Case Studies | Josh Blicker
While Holding $150 CPA at 10x Spend
This is what happens when you treat paid media like a growth engine, not a guessing game.
A South Florida depression treatment provider offering TMS and ketamine wanted to expand aggressively.
The goal was simple: open more locations, fill schedules, and keep acquisition costs under control while scaling spend. We did exactly that.
3 locations in South Florida. Strong service.
Clear demand. Growth ambitions.
Paid media was active, but budget and structure were not built for scale. The business needed a repeatable acquisition system that could expand location-by-location without CPA blowing up.
Paid does not exist in a vacuum. We collaborated directly with the SEO team to map and expand into tier-2 keyword themes that patients research before they are ready to convert. This built a broader demand net and supported long-term growth.
Examples of expansion topics: Alternative treatment options, Medical psychedelics, Anxiety treatment
SEO widened the top of funnel. Paid Search harvested demand. YouTube warmed cold audiences. Local targeting converted by location.
We built the system around one rule: win bottom-of-funnel first, then expand outward. Paid Search became the core driver because it captures high-intent patients already looking for treatment. For two straight years, Paid Search was the number one driver of patient volume. Execution was disciplined.

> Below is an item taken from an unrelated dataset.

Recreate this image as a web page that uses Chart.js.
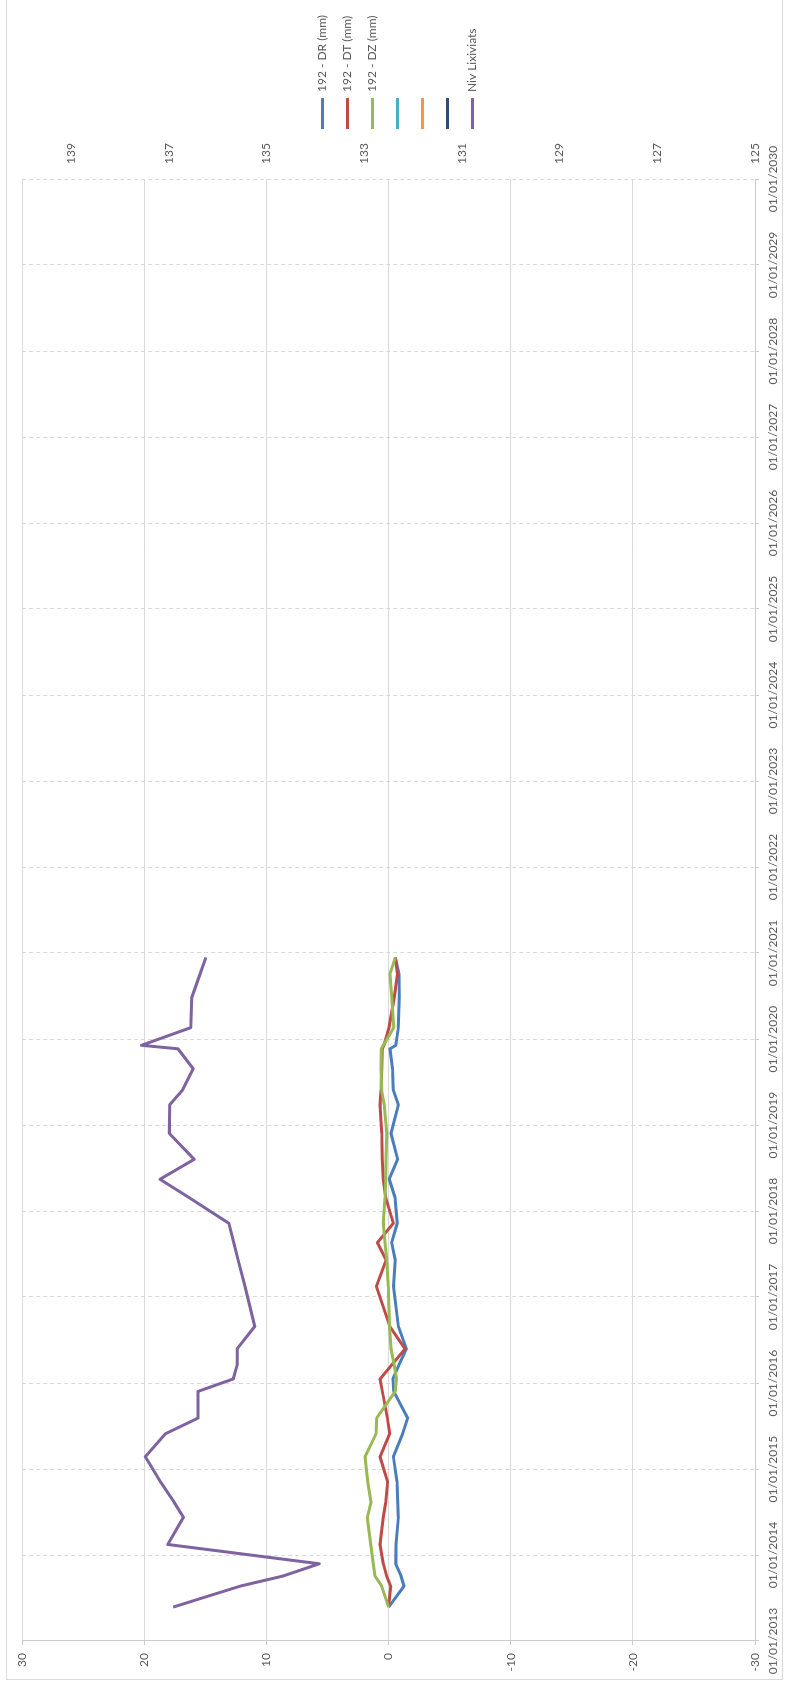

Keyword categorization was structured to dominate bottom-of-funnel terms, with roughly 70% of budget committed to high-intent categories. We continued increasing investment into winning keywords until efficiency started to drop, then reallocated. We layered in YouTube Ads at roughly 10% of spend to expand reach without sacrificing trust. Creative used UGC-style assets and testimonial formats to lower skepticism and build conversion momentum. Local targeting was engineered deliberately. Near me intent. Location-specific terms. Tight geo targeting around each center. This allowed each location to behave like its own acquisition unit instead of one blended campaign.
Over 3 years, the company scaled from 3 locations to 9 locations across South Florida. Spend scaled from roughly $3.5K to $35K while maintaining efficiency.
Key outcomes: Locations: 3 to 9 in 3 years, Spend: $3,500 to $35,000, CPA: held at approximately $150 per lead at 10x spend, Lead volume: scaled approximately 10x with budget, Primary acquisition driver: Paid Search remained number one for 2 years
This was not a one-time spike. It was sustained, repeatable growth driven by structured allocation and disciplined scaling.
Most advertisers scale by turning dials up and hoping CPA holds. We scaled by earning the right to spend more. Bottom-of-funnel dominance first. Local intent second. Expansion channels third. Reallocate the moment efficiency drops. No guesswork. No vanity metrics. Just disciplined spend tied to patient acquisition.
If you want to scale locations, you need a system that scales with you. Own bottom-of-funnel demand. Build local acquisition units by location. Layer in expansion channels that build trust. Coordinate paid and SEO so demand compounds. That is how you grow from 3 locations to 9 without losing control.